“Eliminating gas from our buildings would make a material difference in a short space of time.”
The council, which has published a guide for electrifying buildings across all sectors, wants an updated National Construction Code to mandate electrification of all new buildings from 2025.
New rules for Sydney
The City of Sydney last month endorsed new rules requiring new office buildings, hotels and shopping centres – along with major redevelopments of existing buildings – to achieve net-zero carbon energy use from 2026.
The quality of buildings matters. Environmental performance and the ability to draw staff working from home and remotely back on site play a growing role in the value of buildings and the rents they can charge.
At this week’s Property Summit David Harrison, the managing director of Charter Hall, the country’s largest office owner, pointed to a growing division in demand for older and newer buildings.
“Modern office assets are going to have much lower vacancy than 40-year-old buildings, they might still be in good locations, but … you know, you and I can’t look like a 20-year-old again, right?” Mr Harrison said. “So you can’t do that with old buildings.”
The issue threatens to widen the disparity that already exist between well-heeled owners of higher-quality buildings and those less able to invest in upgrading their lower-quality assets.
The costs of upgrading
But even for the largest owners, upgrading buildings takes time. Mirvac expects it will take until about 2030 – four years longer than it initially hoped – to electrify its 33-building investment portfolio of three build-to-rent, five retail and 25 office buildings.
“We’d like to do it by FY26, but there are a lot of challenges,” said sustainability manager David Palin.
The conversion costs vary from “a couple of million” dollars to “a couple of hundred thousand,” depending on how much gas a building uses, Mr Palin said.

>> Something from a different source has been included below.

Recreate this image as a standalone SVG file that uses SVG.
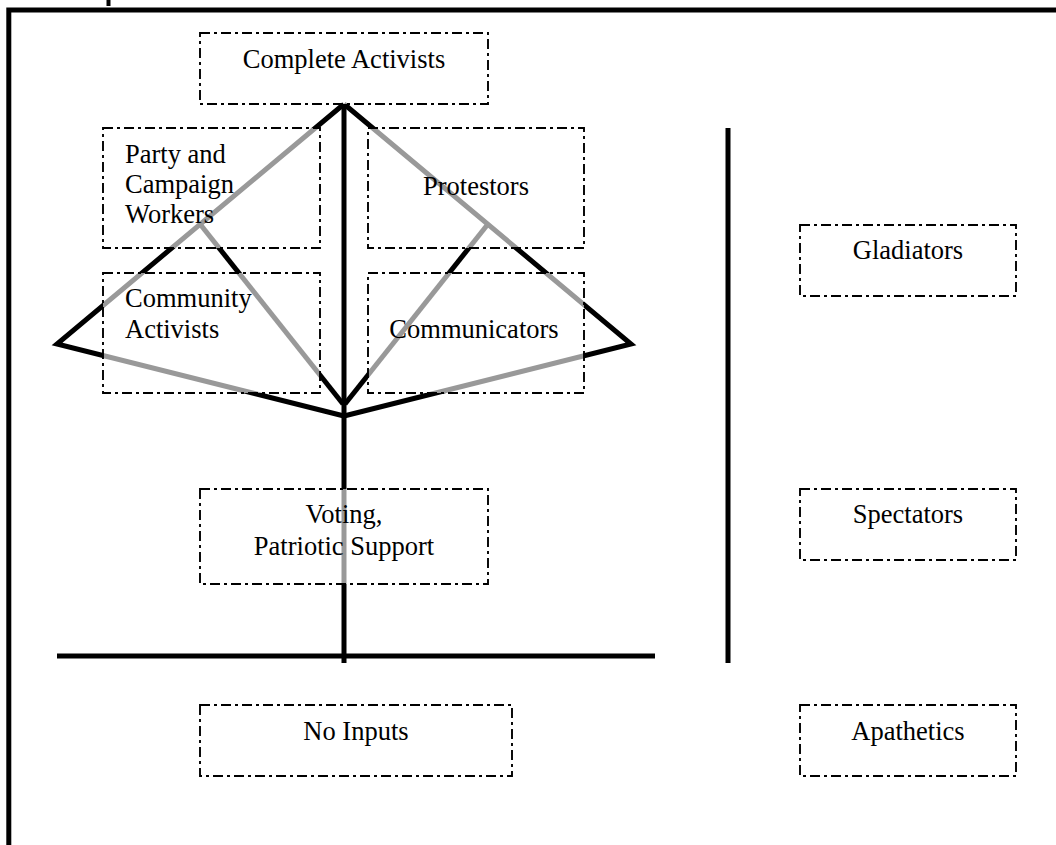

Office buildings typically use gas to heat water for bathroom and kitchen taps – so-called domestic water – and some also use it for office heating.
The landlord and fund manager has so far completed electrification on just one building, the 15,931-square-metre office building at 65 Pirrama Road in Sydney’s Pyrmont and spent $180,000 to replace gas water heating with a “heat pump” – effectively a refrigerator in reverse that exudes heat into water.
Others are more complicated. Mirvac has turned off the co-generation plant built into the 8 Chifley Square tower on Sydney’s Hunter Street it completed in 2013, but is still testing the effect throughout the 32-level building of replacing gas with a heat pump, as the water heated by heat pump is cooler than gas-heated water, Mr Palin said.
To reduce costs, Ms Rooney said building owners needed to plan electrification into scheduled upgrades of plant and facilities.
“When you’re doing other retrofits you can do this work at the same time,” she said.